Exemplo típico pode ser observado em contratos com cláusula de “earn-out”, em que a parcela do preço depende de desempenho futuro da sociedade adquirida, ou em obrigações decorrentes de contratos administrativos cujo pagamento depende de medição técnica. Nesses casos, ainda que a exigibilidade se projete no tempo, a origem contratual e a prática anterior ao pedido de recuperação podem ser suficientes para qualificar o crédito como concursal, desde que haja demonstração objetiva de que o vínculo obrigacional já estava constituído.
Portanto, o reconhecimento de limites normativos e hermenêuticos à aplicação da regra do fato gerador não enfraquece a tese central firmada no Tema 1051; ao contrário, revela a sua maturidade dogmática e adaptabilidade jurisprudencial, ao permitir a harmonização entre o critério objetivo da existência da obrigação e as peculiaridades legais que visam assegurar a funcionalidade sistêmica da recuperação judicial. A abordagem técnica exige que se compreenda a tese como norma de estrutura geral, permeável a exceções fundadas em texto legal expresso ou em construções contratuais complexas que afastem, com razoabilidade e boa-fé, a regra da submissão.
5. CONSIDERAÇÕES FINAIS: A CENTRALIDADE DO FATO GERADOR COMO MARCO CONCURSAL E VETOR DE SEGURANÇA JURÍDICO-ECONÔMICA NA RECUPERAÇÃO JUDICIAL
A fixação do fato gerador como critério determinante da existência jurídica do crédito, para fins de sua submissão aos efeitos da recuperação judicial, revela-se uma construção jurisprudencial de altíssimo relevo dogmático, hermenêutico e funcional. A tese firmada no Tema Repetitivo nº 1051 pelo Superior Tribunal de Justiça não apenas pacificou controvérsias históricas acerca da delimitação temporal do passivo concursal, como também consolidou uma diretriz interpretativa dotada de coerência normativa, racionalidade econômica e aptidão para conferir estabilidade ao processo de soerguimento empresarial.
A adoção do fato gerador como marco de inclusão do crédito no juízo universal — em detrimento de critérios casuísticos, como o vencimento, a liquidez ou a exigibilidade da obrigação — encontra respaldo no próprio escopo teleológico da Lei nº 11.101/2005, especialmente em seu art. 47, ao estabelecer como finalidade precípua da recuperação judicial a preservação da empresa viável, a manutenção dos postos de trabalho, a proteção da atividade econômica e o pagamento ordenado dos credores.
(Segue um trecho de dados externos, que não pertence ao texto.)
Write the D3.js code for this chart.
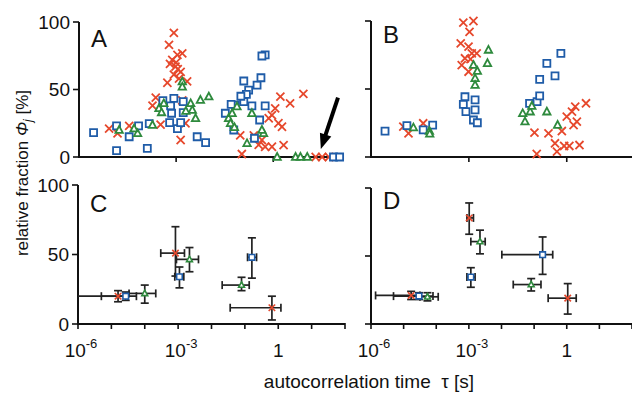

Nesse contexto, o critério do fato gerador assegura a paridade de tratamento entre credores de mesma natureza (par conditio creditorum), evita manipulações artificiais do passivo e impede exclusões indevidas que comprometam a formação da assembleia e a viabilidade do plano.
Além disso, a leitura sistemática da LRF — aliada à evolução da jurisprudência do STJ nos casos analisados (REsp 2194245, 2040628, 2180450, 2207152 e AREsp 2846586) — revela que a submissão concursal deve abranger, de modo amplo e inclusivo, créditos de trato sucessivo, obrigações extracontratuais fundadas em ilícito anterior, relações jurídicas continuadas e vínculos obrigacionais cuja gênese material seja pretérita ao pedido de recuperação. Tal compreensão preserva a integridade econômica do juízo recuperacional e reforça a confiança dos credores, do mercado e dos operadores do direito no sistema de reestruturação empresarial.
Em arremate, sustenta-se que a aplicação extensiva, racional e técnica da tese 1051 — em consonância com os princípios da função social da empresa, da universalidade do juízo e da segurança jurídica — deve ser promovida como baliza interpretativa incontornável na prática forense e na doutrina especializada. Ao consagrar o fato gerador como ponto de partida da existência do crédito, promove-se não apenas a estabilidade e a previsibilidade do procedimento recuperacional, mas também a sua credibilidade institucional como ferramenta eficaz de superação da crise e de reorganização econômica da empresa em dificuldade.